How Attackers Can Misuse AWS CloudFront Access to Make It ‘Rain’ Cookies

AWS offers many different services, each with different configuration options. With so many options available, there are numerous possibilities for attackers who get some kind of access to AWS to perform harmful actions. Because of this, and motivated to write about AWS security by the article “Getting into AWS cloud security research as a n00bcake”, I would like to explore some unconventional ways (at least unconventional to me) an attacker might use to harm an AWS account after getting access to it. In this first article, I’ll focus on Amazon CloudFront, “a content delivery network (CDN) service built for high performance, security, and developer convenience.” Amazon CloudFront can pull content from various sources, like S3, EC2, API Gateway, and on-site locations.

Figure 1. Amazon CloudFront diagram from https://aws.amazon.com/

CloudFront is often the first point of contact for user traffic. If an attacker can manipulate CloudFront, they might steal critical data. Let’s examine two possible attack scenarios:

Scenario 1: Cookie Theft via CloudFront Function

Imagine a simple setup: CloudFront fetches an ‘index.html’ file from an S3 bucket when a user asks for it. We’ll imagine here the user previously authenticated itself and has valid session cookies.

Figure 2. Request and response flow for the first scenario

What if an attacker gets enough permissions to change the CloudFront configuration and create a function? They could:

1. Prepare a Function with a Cookie Check: The attacker sets up a function that checks for a specific cookie, in my example, "x-custom-header". If this cookie isn't found in the user's request, the function changes the content that CloudFront sends back.
2. Inject Malicious Content: This modified content will be a webpage that links to a malicious JavaScript controlled by the attacker. This script has a few tasks:
   - Steal users' cookies or other sensitive data.
   - Set the "x-custom-header" cookie in the user's browser.
   - Redirect the user back to the original page they requested.
3. Loop Prevention: The "x-custom-header" cookie is critical here. Without it, the user would continuously be redirected to the malicious page whenever they try to access the original page, creating an infinite loop. The function ensures that users experience the malicious content only once by setting and checking for this cookie. For loop prevention, it will be also important to disable the cache.
4. Data Collection: The attacker prepares another server (or the same from where the malicious Javascript is served) to gather the stolen data.

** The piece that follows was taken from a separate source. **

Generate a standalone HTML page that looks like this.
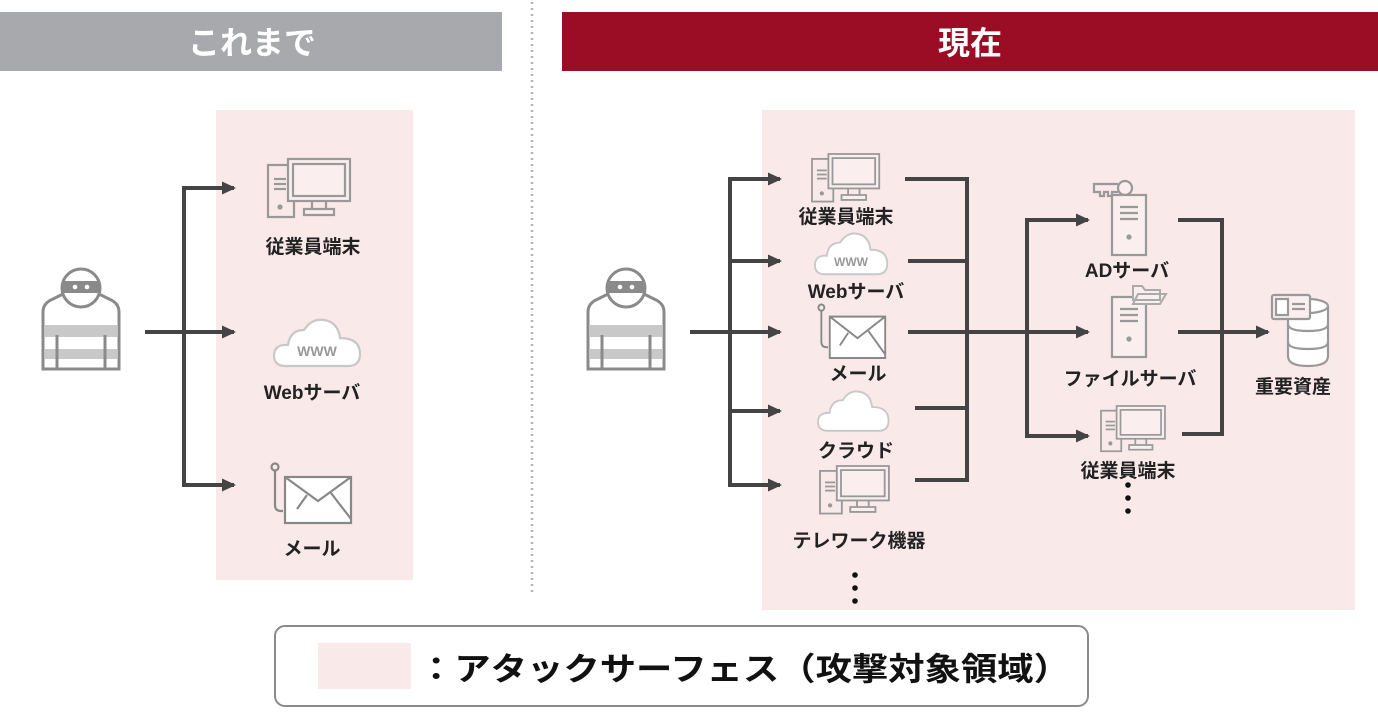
<!DOCTYPE html>
<html><head><meta charset="utf-8"><style>
html,body{margin:0;padding:0;background:#fff;}
svg{display:block;}
text{font-family:"Liberation Sans","Noto Sans CJK JP",sans-serif;font-weight:bold;}
</style></head><body>
<svg width="1378" height="713" viewBox="0 0 1378 713" xmlns="http://www.w3.org/2000/svg">
<defs>
<marker id="ah" markerWidth="16" markerHeight="16" refX="13" refY="8" orient="auto" markerUnits="userSpaceOnUse">
<path d="M1,1.5 L15,8 L1,14.5 Z" fill="#444"/></marker>
<g id="thief" fill="none" stroke="#8a8a8a" stroke-width="3">
<path d="M0,102 V45 Q0,36 10,32 L26,24 H50 L66,32 Q76,36 76,45 V102 Z" fill="#fff"/>
<rect x="2" y="58" width="72" height="12" fill="#c8c8c8" stroke="none"/>
<rect x="2" y="82" width="72" height="10" fill="#c8c8c8" stroke="none"/>
<line x1="14" y1="68" x2="14" y2="102"/><line x1="62" y1="68" x2="62" y2="102"/>
<circle cx="38" cy="21" r="19" fill="#fff"/>
<path d="M20,14 H56 V26 H20 Z" fill="#8a8a8a" stroke="none"/>
<circle cx="32" cy="20" r="2.3" fill="#fff" stroke="none"/><circle cx="44" cy="20" r="2.3" fill="#fff" stroke="none"/>
</g>
<g id="pc" fill="none" stroke="#999" stroke-width="2.2">
<rect x="0" y="6" width="26" height="52"/>
<line x1="6" y1="20" x2="18" y2="20"/><line x1="6" y1="25" x2="18" y2="25"/><line x1="6" y1="30" x2="18" y2="30"/>
<circle cx="12" cy="48" r="1.5" fill="#999"/>
<rect x="20" y="0" width="62" height="42" fill="#fbeeee"/>
<rect x="25" y="5" width="52" height="32"/>
<path d="M44,42 V50 M58,42 V50 M36,56 V50 H66 V56 Z" fill="#fbeeee"/>
</g>
<g id="cloud" fill="#fff" stroke="#c8c8c8" stroke-width="2.2">
<path d="M12,48 Q0,48 0,38 Q0,26 14,27 Q16,12 30,12 Q38,0 50,2 Q64,4 66,20 Q86,20 86,36 Q86,48 74,48 Z"/>
</g>
<g id="mail" fill="none" stroke="#888" stroke-width="2.2">
<circle cx="4" cy="4" r="3.5"/>
<path d="M4,8 V42 Q4,48 10,48 H12" />
<rect x="14" y="14" width="66" height="46" fill="#fff"/>
<path d="M14,14 L47,38 L80,14 M60,30 L80,56 M36,32 L26,46"/>
</g>
<g id="server" fill="none" stroke="#999" stroke-width="2.2">
<rect x="0" y="0" width="34" height="60" fill="#fbeeee"/>
<line x1="8" y1="12" x2="26" y2="12"/><line x1="8" y1="18" x2="26" y2="18"/><line x1="8" y1="24" x2="26" y2="24"/>
<circle cx="17" cy="42" r="1.5" fill="#999"/>
</g>
</defs>

<rect x="0" y="12" width="502" height="59" fill="#a7a9ac"/>
<text x="252" y="54" font-size="32" fill="#fff" text-anchor="middle">これまで</text>
<rect x="562" y="12" width="816" height="59" fill="#9b0d24"/>
<text x="970" y="54" font-size="32" fill="#fff" text-anchor="middle">現在</text>
<line x1="532" y1="2" x2="532" y2="592" stroke="#b5b5b5" stroke-width="2.5" stroke-dasharray="2,4"/>

<rect x="216" y="110" width="197" height="470" fill="#f9e9e9"/>
<rect x="762" y="110" width="593" height="500" fill="#f9e9e9"/>

<use href="#thief" x="43" y="267"/>
<g stroke="#444" stroke-width="4" fill="none">
<line x1="145" y1="332" x2="234" y2="332" marker-end="url(#ah)"/>
<path d="M234,188 H184 V485 H234" marker-end="url(#ah)"/>
<line x1="184" y1="188" x2="234" y2="188" marker-end="url(#ah)"/>
</g>
<use href="#pc" x="268" y="159"/>
<text x="313" y="253" font-size="19" fill="#222" text-anchor="middle">従業員端末</text>
<use href="#cloud" x="274" y="318"/>
<text x="317" y="356" font-size="14" fill="#999" text-anchor="middle">WWW</text>
<text x="312" y="399" font-size="19" fill="#222" text-anchor="middle">Webサーバ</text>
<use href="#mail" x="271" y="463"/>
<text x="312" y="555" font-size="19" fill="#222" text-anchor="middle">メール</text>

<use href="#thief" x="588" y="267"/>
<g stroke="#444" stroke-width="4" fill="none">
<line x1="690" y1="332" x2="780" y2="332" marker-end="url(#ah)"/>
<path d="M780,179 H730 V485 H780" marker-end="url(#ah)"/>
<line x1="730" y1="179" x2="780" y2="179" marker-end="url(#ah)"/>
<line x1="730" y1="261" x2="780" y2="261" marker-end="url(#ah)"/>
<line x1="730" y1="411" x2="780" y2="411" marker-end="url(#ah)"/>
<path d="M905,179 H967 V480 H915"/>
<line x1="908" y1="261" x2="967" y2="261"/>
<line x1="915" y1="408" x2="967" y2="408"/>
<line x1="908" y1="332" x2="1088" y2="332" marker-end="url(#ah)"/>
<path d="M1088,220 H1027 V436 H1088" marker-end="url(#ah)"/>
<line x1="1027" y1="220" x2="1088" y2="220" marker-end="url(#ah)"/>
<path d="M1178,220 H1222 V434 H1182"/>
<line x1="1178" y1="332" x2="1268" y2="332" marker-end="url(#ah)"/>
</g>
<g transform="translate(812,154) scale(0.82)"><use href="#pc"/></g>
<text x="846" y="223" font-size="19" fill="#222" text-anchor="middle">従業員端末</text>
<g transform="translate(815,232) scale(0.84,0.88)"><use href="#cloud"/></g>
<text x="851" y="266" font-size="12" fill="#999" text-anchor="middle">WWW</text>
<text x="856" y="298" font-size="19" fill="#222" text-anchor="middle">Webサーバ</text>
<g transform="translate(818,304) scale(0.84,0.9)"><use href="#mail"/></g>
<text x="858" y="380" font-size="19" fill="#222" text-anchor="middle">メール</text>
<g transform="translate(818,390) scale(0.82,0.85)"><use href="#cloud"/></g>
<text x="856" y="457" font-size="19" fill="#222" text-anchor="middle">クラウド</text>
<g transform="translate(820,466) scale(0.84,0.82)"><use href="#pc"/></g>
<text x="859" y="547" font-size="19" fill="#222" text-anchor="middle">テレワーク機器</text>
<g fill="#111"><circle cx="855" cy="575" r="2.8"/><circle cx="855" cy="588" r="2.8"/><circle cx="855" cy="601" r="2.8"/></g>

<g fill="none" stroke="#999" stroke-width="2.2">
<circle cx="1125" cy="188" r="7" fill="#fbeeee"/>
<path d="M1118,184 H1094 V192 H1100 V196 H1104 V192 H1108 V196 H1112 V192 H1118"/>
</g>
<use href="#server" x="1112" y="195"/>
<text x="1127" y="277" font-size="19" fill="#222" text-anchor="middle">ADサーバ</text>
<use href="#server" x="1112" y="297"/>
<path d="M1133,300 V286 H1142 L1145,290 H1160 V300 Z M1133,304 L1138,294 H1166 L1160,304 Z" fill="#fbeeee" stroke="#aaa" stroke-width="2"/>
<text x="1130" y="385" font-size="19" fill="#222" text-anchor="middle">ファイルサーバ</text>
<g transform="translate(1101,406) scale(0.78,0.78)"><use href="#pc"/></g>
<text x="1128" y="477" font-size="19" fill="#222" text-anchor="middle">従業員端末</text>
<g fill="#111"><circle cx="1128" cy="485" r="2.8"/><circle cx="1128" cy="498" r="2.8"/><circle cx="1128" cy="511" r="2.8"/></g>

<g fill="#fff" stroke="#999" stroke-width="2.2">
<path d="M1288,306 V356 Q1288,366 1308,366 Q1328,366 1328,356 V306"/>
<ellipse cx="1308" cy="306" rx="20" ry="7"/>
<path d="M1288,324 Q1288,331 1308,331 Q1328,331 1328,324 M1288,342 Q1288,349 1308,349 Q1328,349 1328,342" fill="none"/>
<rect x="1272" y="295" width="38" height="24" rx="2" fill="#fbeeee"/>
<rect x="1276" y="299" width="12" height="16" fill="#fff"/>
<line x1="1292" y1="304" x2="1305" y2="304"/><line x1="1292" y1="309" x2="1305" y2="309"/>
</g>
<text x="1293" y="393" font-size="19" fill="#222" text-anchor="middle">重要資産</text>

<rect x="275" y="626" width="813" height="80" rx="10" fill="#fff" stroke="#8a8a8a" stroke-width="2"/>
<rect x="318" y="643" width="93" height="46" fill="#f9e9e9"/>
<text x="418" y="680" font-size="32" fill="#111" textLength="652" lengthAdjust="spacingAndGlyphs">：アタックサーフェス（攻撃対象領域）</text>
</svg>
</body></html>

Figure 3. Request and response flow after compromise

Let’s see a real-life example. In this demonstration, when the user returns to index.html after going to the fake registry page ( just a random cookie generator ), the malicious function changes the response, and the user is directed to the harmful webpage, which just looks like a redirection. Their data is stolen there, the “x-custom-header” cookie is set, and they are redirected back to the original page. This entire process is so quick that users are unlikely to notice.

Figure 4. Vision from both the attacker and the victim in a demonstration

Scenario 2: Data Exfiltration via Lambda Function Modification

In this setup, CloudFront uses a Lambda@Edge function. This function redirects visitors without a session cookie to the login page. Just like in the example from AWS Example: Redirecting unauthenticated users to a sign-in page.

Figure 5. Request and response flow for the second scenario

If an attacker can change the CloudFront and the Lambda code, they could:

1. Modify the Lambda function to send user data to a server they control.
2. Steal users’ session information without them realizing it.

Figure 6. Request and response flow after compromise

Let’s see again another demonstration. Here, when the user goes to the website, it is redirected to the login page ( again, just a random cookie generator ). After that, it goes back to the index.html. As we can see, without the user noticing, all requests are sent by the lambda to the attacker server.

Figure 7. Vision from both the attacker and the victim in a demonstration

Conclusion

Attackers don’t necessarily need permissions to AWS services like IAM, EC2, RDS, or DynamoDB to execute a severe attack. Moreover, once either of the scenarios has been executed (whether it’s a Lambda modification or function alteration), detection becomes challenging. These “small” alterations are not the typical changes that configuration monitoring tools can normally catch. Also, it’s vital to remember the shared responsibility model when using AWS. While AWS ensures the security of the cloud, security in the cloud is the responsibility of the user. This means overlooked settings are the user’s responsibility, not AWS’s.
AWS has so many services, and each has various settings. Any of these can be a weak spot if not managed carefully; therefore, monitoring all changes in our AWS setup is essential.

Optional: Testing in a Controlled Environment

For those interested in testing the above, I’ve shared Terraform files in this GitHub repository to help you set up the basic infrastructure. Moreover, you’ll find code samples showcasing how an attacker might compromise the setup as described above.